Paralelamente, novelas foram projetadas para mentes que, como as de pequenas criancinhas idiotas, não captam nada além do que lhes é mostrado de forma clara e direta. Mentes que não agüentam nada além de um micropênis cultura. As novelas são a quintessência da fantasia barata, repletas de justiça cósmica e resoluções para os problemas que, na vida real, seguem atormentando a quase todos. No fim das contas, coisas boas acontecem com pessoas boas e coisas ruins com pessoas ruins.
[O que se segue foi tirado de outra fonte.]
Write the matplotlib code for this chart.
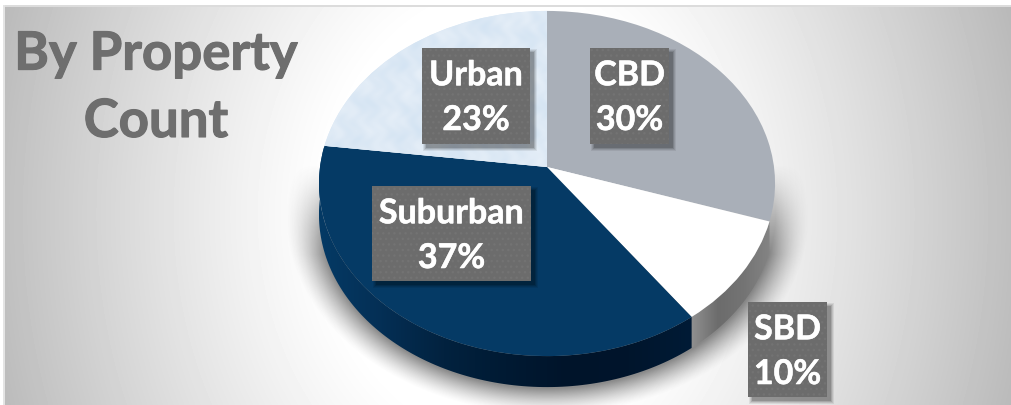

Desafio qualquer um a citar uma novela que não tinha nenhuma menina pobre que acabou ficando com um rapaz rico no final, depois de muito sofrer nas mãos de alguma megera (que acaba morrendo, diga-se de passagem). Novelas são um sonho erótico budista, de tanto carma. Sempre há um equilíbrio final de todas as forças que atuaram durante o desenrolar do tépido festival de frases idiotas e situações óbvias e superficiais que as pessoas chamam de “trama” e eu chamo de 9 centímetros, duro.

Mas isso também é lindo. De verdade, é uma forma extremamente eficiente de entretenimento. Ajuda a suavizar a dor e o tédio da existência cotidiana, criando um mundo paralelo, onde não existe dor e sofrimento que dure além do fim da história. É um paraíso utópico de finais felizes e propagandas de margarina fantasiadas de cenas espontâneas em mesas de café da manhã. Só não é para nós.

Por “nós”, estou falando dos seres pensantes e relativamente alfabetizados que habitam o planeta Terra, uma parcela em torno de 5,7% da população total.